9 Gedanken zu „Buch: „I Sing the Music of My Heart – Erinnerungen“ von Jessye Norman

  1. Gute Review.
    Wenn sie problemhaftes bewusst auslässt, dann ist das ihre klare Botschaft, ihre Lebensausrichtung. Manchmal braucht man ein ganzes Leben zu dieser Haltung.
    Aber wenn das von Anfang an gelingt, dann ist diese Lösung für sie richtig gewesen.

    • @ Ja, beim Lesen ist das dann manchmal etwas langweilig, weil kaum nennenswerte Konflikte entstehen, ausgestanden oder gelöst werden. Wirkt halt auch extrem amerikanisch: Es gibt keine Probleme, sondern nur Herausforderungen, die dann durch entsprechenden Arbeitseinsatz gelöst werden. Naja, ob das tatsächlich immer und ausnahmslos so hinhaut, fragt man sich als Leser natürlich schon. Auf der anderen Seite ist man als Deutscher vielleicht zu problembewusst und sucht immer das Haar in der Suppe, das stimmt wahrscheinlich auch.

      • Wir gehören ja zu einer Generation (nicht direkt wir zwei, ich weiß), in der Wert auf Auseinandersetzung mit inneren und äusseren Problemen gelegt wird und dies zurecht. Sonst werden diese somatisch (innen) oder zu schwelenden Konflikten (aussen).

        • @Gerhard: Ja, sehe ich auch so, wenn dann alles nur political correct abläuft wirkt das auf Dauer heuchlerisch und bigott.

          Da fällt mir ein: Irgendwo im Buch spricht sie sich sinngemäß gegen die Eitelkeit und für die Natürlichkeit des Alterns aus. Tja, und auf dem Cover dann ein optimiertes Foto, auf dem eine nahezu 70 Jahre alte Frau aussieht, wie soeben dem Jungbrunnen entsprungen (kein Fältlichen, strahlend-weißes Blenda-Med-Lächeln, perfekt aufgehelltes Teint). Das ist schwer zu glauben und passt irgendwie nicht zusammen.

          • Liegt vielleicht auch daran, dass kein Mensch das Buch sonst kaufen würde. Die natürliche Schönheit des Alters möchten die meisten doch gar nicht sehen.

    • @MariUS-A: Das „Vorspiel“ ist keine Einleitung, sondern eine aus dem Zusammenhang gerissene Beschreibung von den Geschehnissen beim ARD Wettbewerb im Jahr 1968. Man darf das als den Dreh- und Angelpunkt ihrer internationalen Karriere ansehen, vermutlich wird es deswegen isoliert vorangestellt.

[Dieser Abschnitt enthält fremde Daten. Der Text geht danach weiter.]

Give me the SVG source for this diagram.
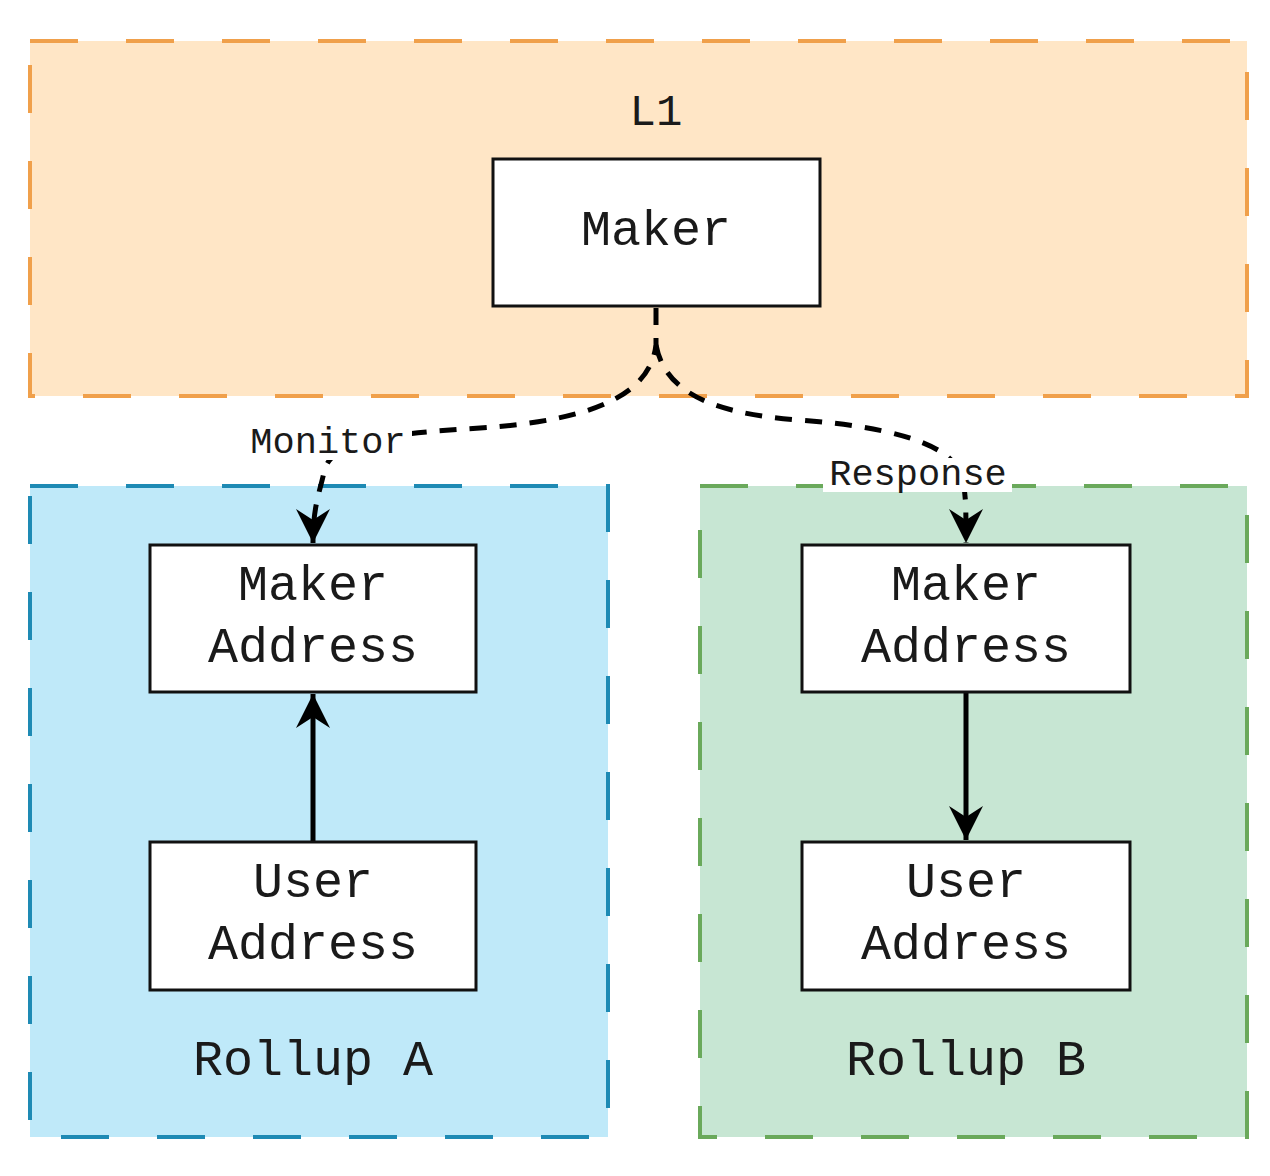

      Das „Zwischenspiel“ ist ihrem Vorbild Marian Anderson gewidmet, ebenso wie Norman eine anerkannte, afro-amerikanische Sängerin im klassisch-romantischen Fach und somit eine kulturelle Pionierin.

  2. @Mandy, das sagt eine junge Frau?! 🙂
    Nein, im Ernst: War letztes Jahr in Jena, da gab es zufällig eine Foto-Austellung zu Hundertjährigen. Wenn man sich erst mal dran gewöhnt hatte, daß die großformatigen Gesichter „gelitten“ haben, dann überraschte die Energie und Lebensfreude der gezeigten Menschen, Frauen wie Männer. Man fragte sich, wo kommt diese her und wieso ist sie nicht verlorengegangen?
    Das war für mich das Rätsel.
    Als Zeichner haben mich betagte Gesichter nach einer Phase von Portraits eher glatter Gesichter besonders interessiert. Ein sehr wertvolles Buch war für mich in diesem Zusammenhang „Jüdische Portraits“ von Herlinde Koelbl, das ich vor etwa 20 Jahren kaufte. Ich finde das Buch auch heute noch großartig.

    • @Gerhard: So jung bin ich gar nicht mehr und doch froh darüber!!! Das Älterwerden hat sehr viele Vorteile aber eben auch so einige Nachteile, denen wir so schwer ins Auge sehen können. Am besten irgendwann einfach den Spiegel abhängen :-). Ich mag allgemein sehr gerne ältere Gesichter, weil die einfach schon viel erzählen. Die Ausstellung war bestimmt sehr interessant.